Are you getting piece of the action? If not, it may be the perfect time to put some skin in the game, as the digital economy continues to grow.

It’s getting better all the time

When Deloitte Access Economics first calculated the size of the internet economy for Google in its landmark The Connected Continent report in 2011, the $50 billion figure was forecast to grow to $70 billion by 2016.

But this has been well and truly passed. Using the latest, although not strictly comparable, methodology for 2013-14, The Connected Continent II report finds that the digital economy is growing in significance, and is 50% larger in real terms than the 2011 estimate.

And not only is it growing, but it’s rapidly changing how businesses and the Australian economy operate.

infographi deloitte

What’s the word?

Some of the coolest findings in the report include:

  • $139 billion – the forecast value of the digital economy by 2020 (7.3% of GDP)
  • $45 billion – additional size of the Australian economy in 2013, including the positive impact of digital technologies on productivity
  • $75 billion – consumer benefits in terms of greater choice and convenience driven by digital
  • 450,000 – information and communications technology (ICT) specialists employed in organisations across Australia (4% of total employment)
  • • 2.5 million – employees in the OECD’s ‘broad’ definition of ICT workers, which also includes intensive users of ICTs (22% of the workforce)

Managing Director of Google Australia and New Zealand Maile Carnegie said: “The internet could have been purpose-built for Australia. It has connected us with the world, given us new opportunities to export our smarts, and now it’s helping our businesses transform to meet the needs of today’s consumers.

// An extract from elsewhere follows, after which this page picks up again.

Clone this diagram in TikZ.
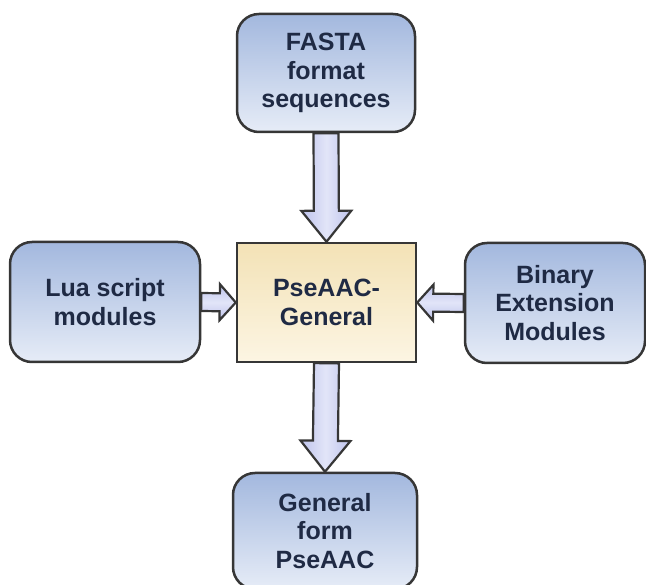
\documentclass[tikz,border=0pt]{standalone}
\usepackage{fontspec}
\setmainfont{Liberation Sans}
\usepackage{xcolor}
\usepackage{tikz}
\usetikzlibrary{calc,positioning}

\definecolor{boxtop}{HTML}{A3B8DE}
\definecolor{boxbot}{HTML}{E6ECF7}
\definecolor{coretop}{HTML}{F3E2B6}
\definecolor{corebot}{HTML}{FCF5E3}
\definecolor{arrowside}{HTML}{BEC3EC}
\definecolor{arrowmid}{HTML}{E2E5F8}
\definecolor{edge}{HTML}{363636}
\definecolor{ink}{HTML}{1F2A44}

% block arrow: style, from, to, shaft half width, head half width, head length
\newcommand{\blockarrow}[6]{%
  \coordinate (ba-h) at ($(#3)!#6!(#2)$);
  \draw[arrowline,#1] ($(#2)!#4!90:(#3)$) -- ($(ba-h)!#4!-90:(#2)$)
    -- ($(ba-h)!#5!-90:(#2)$) -- (#3) -- ($(ba-h)!#5!90:(#2)$)
    -- ($(ba-h)!#4!90:(#2)$) -- ($(#2)!#4!-90:(#3)$) -- cycle;}

\tikzset{
  box/.style={draw=edge, line width=2.5pt, rounded corners=22pt, top color=boxtop, bottom color=boxbot,
    text=ink, align=center, font=\fontsize{25}{28.5}\selectfont\bfseries, inner sep=0pt},
  corebox/.style={box, rounded corners=0pt, top color=coretop, bottom color=corebot},
  arrowline/.style={draw=edge, line width=2.2pt, line join=miter},
  vert/.style={left color=arrowside, right color=arrowside, middle color=arrowmid},
  horiz/.style={top color=arrowside, bottom color=arrowside, middle color=arrowmid}
}

\begin{document}
\begin{tikzpicture}[x=1pt, y=-1pt]
    \useasboundingbox (0,0) rectangle (646,585);

    % Boxes
    \node[box, minimum width=178pt, minimum height=118pt] (fasta) at (326,73) {FASTA\\format\\sequences};
    \node[corebox, minimum width=179pt, minimum height=119pt] (core) at (326.5,302.5) {PseAAC-\\General};
    \node[box, minimum width=190pt, minimum height=120pt] (lua) at (105,302) {Lua script\\modules};
    \node[box, minimum width=180pt, minimum height=120pt] (binary) at (555,303) {Binary\\Extension\\Modules};
    \node[box, minimum width=184pt, minimum height=116pt] (general) at (325,531) {General\\form\\PseAAC};

    % Arrows
    \blockarrow{vert}{fasta.south}{core.north}{12.5pt}{25pt}{31pt}
    \blockarrow{vert}{core.south}{general.north}{12.5pt}{25pt}{31pt}
    \blockarrow{horiz}{lua.east}{core.west}{9pt}{18pt}{16pt}
    \blockarrow{horiz}{binary.west}{core.east}{9pt}{18pt}{16pt}
\end{tikzpicture}
\end{document}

“It’s getting harder and harder to separate the digital economy from the rest of our economy which can only be a positive, because it means technology is being embraced everywhere from healthcare to education, from agriculture to the delivery of government services.

“The challenge now is to ensure that we don’t take our foot off the accelerator because the health of the digital economy will be critical to Australia’s future prosperity.”

Are you in?

The report also looks at how businesses are increasingly using digital and social to not only connect with their customers, but to drive internal transformational change via the next wave of related technologies such as the cloud, data analytics, and machine-to-machine technologies.

“The digital economy is changing from being a standalone industry to being embedded in businesses across the economy,” Simes said.

“In 2011, we estimated that the internet contributed about $27 billion in the form of increased productivity in Australia in one year. Using an updated model, we now estimate that the economy was about $45 billion bigger in 2013 than it otherwise would have been because of the productivity impacts of digital technologies.

“Higher productivity means Australia has greater output for its inputs to production via the likes of increased competition, reduced prices, greater business efficiencies, and innovation for better goods and services.”

Report co-author, Deloitte Access Economics director John O’Mahony, said: “Digital technologies clearly have the potential to support transformation across different businesses, from traditional areas such as retail and manufacturing, to service businesses such as banking and business services.”